>> Begin Dataset excerpts
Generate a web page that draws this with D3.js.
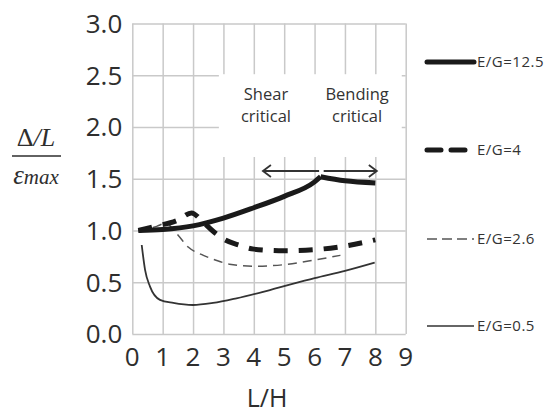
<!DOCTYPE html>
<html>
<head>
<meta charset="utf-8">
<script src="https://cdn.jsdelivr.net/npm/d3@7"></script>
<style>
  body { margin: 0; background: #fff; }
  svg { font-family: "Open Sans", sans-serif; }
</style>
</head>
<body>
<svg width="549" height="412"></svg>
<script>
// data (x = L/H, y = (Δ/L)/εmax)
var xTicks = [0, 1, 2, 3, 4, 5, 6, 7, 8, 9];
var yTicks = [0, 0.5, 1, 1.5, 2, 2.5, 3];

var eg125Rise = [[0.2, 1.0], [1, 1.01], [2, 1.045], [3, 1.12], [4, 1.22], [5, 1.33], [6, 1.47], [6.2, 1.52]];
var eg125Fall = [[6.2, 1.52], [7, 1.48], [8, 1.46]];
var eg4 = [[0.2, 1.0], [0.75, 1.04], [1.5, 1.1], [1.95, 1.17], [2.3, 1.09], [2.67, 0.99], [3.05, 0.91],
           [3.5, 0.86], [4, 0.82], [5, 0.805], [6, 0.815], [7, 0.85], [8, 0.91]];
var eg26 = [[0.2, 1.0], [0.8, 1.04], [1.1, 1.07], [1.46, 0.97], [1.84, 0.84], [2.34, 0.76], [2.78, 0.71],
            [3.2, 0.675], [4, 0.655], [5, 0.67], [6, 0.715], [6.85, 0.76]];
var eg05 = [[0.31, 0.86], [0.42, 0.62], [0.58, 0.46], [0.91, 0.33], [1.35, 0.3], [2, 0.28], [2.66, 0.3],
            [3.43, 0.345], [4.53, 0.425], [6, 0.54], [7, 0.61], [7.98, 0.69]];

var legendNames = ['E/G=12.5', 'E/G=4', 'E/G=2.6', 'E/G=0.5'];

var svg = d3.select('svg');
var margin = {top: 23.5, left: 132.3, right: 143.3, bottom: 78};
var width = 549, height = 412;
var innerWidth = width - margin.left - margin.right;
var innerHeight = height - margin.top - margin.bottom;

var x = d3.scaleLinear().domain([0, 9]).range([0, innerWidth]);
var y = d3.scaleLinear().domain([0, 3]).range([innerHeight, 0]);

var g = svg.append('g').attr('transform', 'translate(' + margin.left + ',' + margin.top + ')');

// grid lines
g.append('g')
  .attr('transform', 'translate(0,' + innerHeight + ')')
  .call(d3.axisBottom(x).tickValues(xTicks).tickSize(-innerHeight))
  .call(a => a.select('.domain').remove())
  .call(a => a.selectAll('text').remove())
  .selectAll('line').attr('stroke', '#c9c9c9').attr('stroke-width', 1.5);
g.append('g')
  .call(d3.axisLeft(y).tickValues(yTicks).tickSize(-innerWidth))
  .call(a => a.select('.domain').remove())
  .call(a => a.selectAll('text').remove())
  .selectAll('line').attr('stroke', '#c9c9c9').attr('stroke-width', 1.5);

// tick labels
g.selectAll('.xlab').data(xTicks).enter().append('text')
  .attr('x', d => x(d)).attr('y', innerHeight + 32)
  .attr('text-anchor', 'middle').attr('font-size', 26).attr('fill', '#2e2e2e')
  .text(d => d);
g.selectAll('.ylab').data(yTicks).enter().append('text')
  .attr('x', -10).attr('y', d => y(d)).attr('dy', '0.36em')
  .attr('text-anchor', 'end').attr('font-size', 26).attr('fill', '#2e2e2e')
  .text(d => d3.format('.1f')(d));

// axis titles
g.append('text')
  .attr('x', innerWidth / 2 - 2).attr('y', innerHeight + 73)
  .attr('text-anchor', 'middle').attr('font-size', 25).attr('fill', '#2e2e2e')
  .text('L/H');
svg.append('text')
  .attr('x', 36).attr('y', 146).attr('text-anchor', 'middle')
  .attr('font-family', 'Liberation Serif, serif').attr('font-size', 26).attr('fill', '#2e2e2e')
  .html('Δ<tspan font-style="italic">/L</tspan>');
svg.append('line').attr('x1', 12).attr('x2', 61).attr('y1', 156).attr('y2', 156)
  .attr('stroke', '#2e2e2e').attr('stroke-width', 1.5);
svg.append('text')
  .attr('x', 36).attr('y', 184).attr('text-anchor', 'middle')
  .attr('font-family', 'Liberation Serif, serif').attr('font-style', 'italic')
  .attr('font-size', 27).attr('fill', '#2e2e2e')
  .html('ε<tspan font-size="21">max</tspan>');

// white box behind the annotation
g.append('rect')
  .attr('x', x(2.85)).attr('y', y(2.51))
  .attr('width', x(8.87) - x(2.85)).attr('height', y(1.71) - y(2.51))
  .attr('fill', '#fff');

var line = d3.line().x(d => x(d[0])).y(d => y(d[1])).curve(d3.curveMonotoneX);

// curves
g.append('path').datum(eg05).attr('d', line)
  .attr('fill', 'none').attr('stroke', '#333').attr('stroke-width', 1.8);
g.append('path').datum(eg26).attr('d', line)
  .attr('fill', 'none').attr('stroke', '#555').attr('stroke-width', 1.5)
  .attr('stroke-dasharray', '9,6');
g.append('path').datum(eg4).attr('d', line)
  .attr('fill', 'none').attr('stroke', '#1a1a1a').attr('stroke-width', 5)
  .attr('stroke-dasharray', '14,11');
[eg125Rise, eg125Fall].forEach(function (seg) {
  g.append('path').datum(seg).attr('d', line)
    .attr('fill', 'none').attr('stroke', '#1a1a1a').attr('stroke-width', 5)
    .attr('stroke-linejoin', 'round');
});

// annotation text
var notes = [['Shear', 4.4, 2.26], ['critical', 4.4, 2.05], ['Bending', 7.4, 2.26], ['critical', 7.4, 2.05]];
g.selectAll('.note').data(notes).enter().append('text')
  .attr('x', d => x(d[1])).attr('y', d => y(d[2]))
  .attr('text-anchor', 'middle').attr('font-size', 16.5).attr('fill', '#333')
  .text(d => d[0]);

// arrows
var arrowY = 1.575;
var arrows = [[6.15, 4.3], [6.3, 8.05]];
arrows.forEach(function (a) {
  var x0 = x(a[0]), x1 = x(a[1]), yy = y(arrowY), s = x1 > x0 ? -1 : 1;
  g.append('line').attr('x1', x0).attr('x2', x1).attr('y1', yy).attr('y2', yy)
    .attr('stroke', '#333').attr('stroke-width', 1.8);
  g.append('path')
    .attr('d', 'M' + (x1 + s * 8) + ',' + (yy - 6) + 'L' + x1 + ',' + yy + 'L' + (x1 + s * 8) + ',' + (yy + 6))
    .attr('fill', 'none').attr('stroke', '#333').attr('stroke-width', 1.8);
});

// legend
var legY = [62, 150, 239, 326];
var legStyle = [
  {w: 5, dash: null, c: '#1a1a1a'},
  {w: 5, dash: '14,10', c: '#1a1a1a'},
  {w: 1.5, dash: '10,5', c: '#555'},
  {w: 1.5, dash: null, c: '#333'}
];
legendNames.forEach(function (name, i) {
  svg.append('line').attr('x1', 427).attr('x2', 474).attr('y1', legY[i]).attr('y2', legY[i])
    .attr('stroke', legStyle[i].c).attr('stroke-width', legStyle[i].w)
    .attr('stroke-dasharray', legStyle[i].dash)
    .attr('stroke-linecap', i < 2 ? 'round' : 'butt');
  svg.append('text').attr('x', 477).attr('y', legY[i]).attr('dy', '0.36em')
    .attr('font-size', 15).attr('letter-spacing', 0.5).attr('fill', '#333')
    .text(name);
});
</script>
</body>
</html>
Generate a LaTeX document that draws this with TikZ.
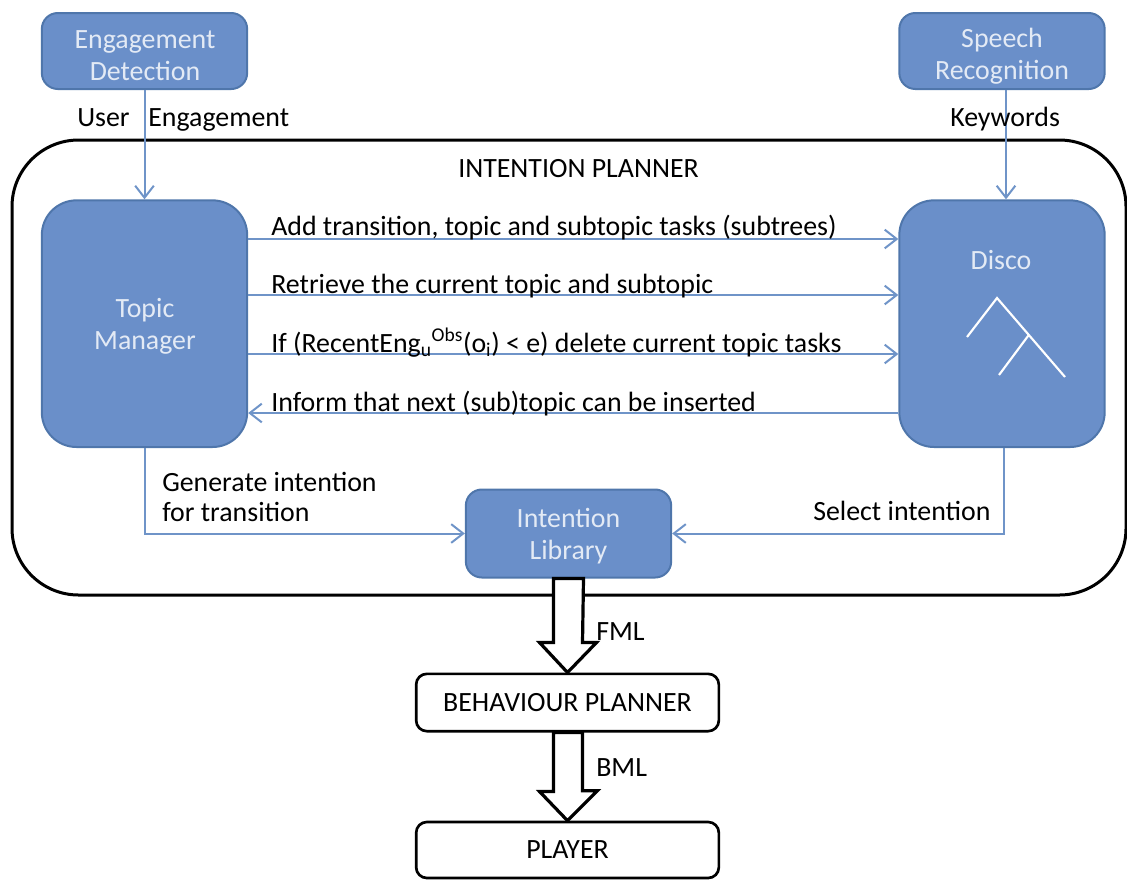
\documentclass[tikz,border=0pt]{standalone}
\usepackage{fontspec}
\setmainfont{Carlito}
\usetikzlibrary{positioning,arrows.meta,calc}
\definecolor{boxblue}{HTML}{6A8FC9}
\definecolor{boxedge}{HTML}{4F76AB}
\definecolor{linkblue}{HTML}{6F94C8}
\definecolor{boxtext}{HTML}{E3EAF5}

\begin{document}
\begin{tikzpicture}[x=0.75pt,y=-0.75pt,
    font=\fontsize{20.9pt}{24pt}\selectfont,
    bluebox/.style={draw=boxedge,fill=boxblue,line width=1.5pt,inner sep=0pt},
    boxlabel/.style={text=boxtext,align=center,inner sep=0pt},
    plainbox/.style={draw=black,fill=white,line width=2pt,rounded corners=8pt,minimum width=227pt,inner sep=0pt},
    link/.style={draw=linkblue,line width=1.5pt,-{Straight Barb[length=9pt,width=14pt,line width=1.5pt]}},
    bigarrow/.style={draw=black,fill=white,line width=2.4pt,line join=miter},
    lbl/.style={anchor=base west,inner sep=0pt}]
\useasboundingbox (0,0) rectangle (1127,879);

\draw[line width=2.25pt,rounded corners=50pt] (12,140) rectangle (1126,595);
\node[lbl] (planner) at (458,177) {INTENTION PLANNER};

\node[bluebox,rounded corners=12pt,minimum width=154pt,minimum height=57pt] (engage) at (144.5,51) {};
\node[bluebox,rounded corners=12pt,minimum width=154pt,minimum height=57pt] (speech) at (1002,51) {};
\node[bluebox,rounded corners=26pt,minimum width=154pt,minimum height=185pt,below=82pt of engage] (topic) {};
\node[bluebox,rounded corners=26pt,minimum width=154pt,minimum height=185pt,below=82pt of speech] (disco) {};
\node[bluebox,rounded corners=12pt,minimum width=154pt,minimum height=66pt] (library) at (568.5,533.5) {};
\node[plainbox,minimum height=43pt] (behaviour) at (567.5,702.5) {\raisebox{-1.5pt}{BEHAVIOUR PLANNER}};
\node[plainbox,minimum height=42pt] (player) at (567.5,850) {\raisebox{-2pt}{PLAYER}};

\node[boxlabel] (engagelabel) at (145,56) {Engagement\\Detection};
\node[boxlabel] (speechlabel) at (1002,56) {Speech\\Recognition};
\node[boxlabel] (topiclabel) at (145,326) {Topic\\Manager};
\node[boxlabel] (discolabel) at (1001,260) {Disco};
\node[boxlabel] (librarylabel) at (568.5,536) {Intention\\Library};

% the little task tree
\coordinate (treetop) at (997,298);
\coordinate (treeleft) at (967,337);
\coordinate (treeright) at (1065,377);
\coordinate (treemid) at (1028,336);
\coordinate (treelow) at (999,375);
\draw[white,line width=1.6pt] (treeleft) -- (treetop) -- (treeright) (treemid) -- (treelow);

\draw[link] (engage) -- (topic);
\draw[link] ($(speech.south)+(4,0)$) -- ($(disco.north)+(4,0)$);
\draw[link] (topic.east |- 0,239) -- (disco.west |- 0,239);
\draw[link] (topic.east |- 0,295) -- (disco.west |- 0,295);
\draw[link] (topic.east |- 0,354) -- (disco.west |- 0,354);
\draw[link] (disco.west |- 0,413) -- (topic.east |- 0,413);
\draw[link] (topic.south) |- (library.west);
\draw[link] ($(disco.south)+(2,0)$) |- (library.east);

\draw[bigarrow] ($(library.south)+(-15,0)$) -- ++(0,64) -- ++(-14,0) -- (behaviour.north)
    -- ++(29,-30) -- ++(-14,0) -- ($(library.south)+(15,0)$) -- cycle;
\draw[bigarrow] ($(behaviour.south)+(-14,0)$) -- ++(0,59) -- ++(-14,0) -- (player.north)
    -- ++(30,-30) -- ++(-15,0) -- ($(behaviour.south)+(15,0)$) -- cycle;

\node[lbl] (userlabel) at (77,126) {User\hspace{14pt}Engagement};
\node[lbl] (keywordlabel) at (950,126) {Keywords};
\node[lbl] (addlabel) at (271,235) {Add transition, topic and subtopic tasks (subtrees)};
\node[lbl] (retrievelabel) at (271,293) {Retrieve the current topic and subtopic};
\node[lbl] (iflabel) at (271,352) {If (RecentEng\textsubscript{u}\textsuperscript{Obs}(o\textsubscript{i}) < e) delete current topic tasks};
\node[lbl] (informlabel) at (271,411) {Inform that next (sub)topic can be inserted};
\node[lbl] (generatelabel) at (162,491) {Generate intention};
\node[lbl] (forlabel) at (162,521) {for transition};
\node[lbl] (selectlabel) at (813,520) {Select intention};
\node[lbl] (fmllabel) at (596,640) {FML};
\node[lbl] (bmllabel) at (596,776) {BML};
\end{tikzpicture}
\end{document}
>> End Dataset excerpts
Skip the pictures and quote each line of the entries above, from the first through the line with "var yTicks = [0, 0.5, 1, 1.5, 2, 2.5, 3];", exactly as it appears.

Generate a web page that draws this with D3.js.
<!DOCTYPE html>
<html>
<head>
<meta charset="utf-8">
<script src="https://cdn.jsdelivr.net/npm/d3@7"></script>
<style>
  body { margin: 0; background: #fff; }
  svg { font-family: "Open Sans", sans-serif; }
</style>
</head>
<body>
<svg width="549" height="412"></svg>
<script>
// data (x = L/H, y = (Δ/L)/εmax)
var xTicks = [0, 1, 2, 3, 4, 5, 6, 7, 8, 9];
var yTicks = [0, 0.5, 1, 1.5, 2, 2.5, 3];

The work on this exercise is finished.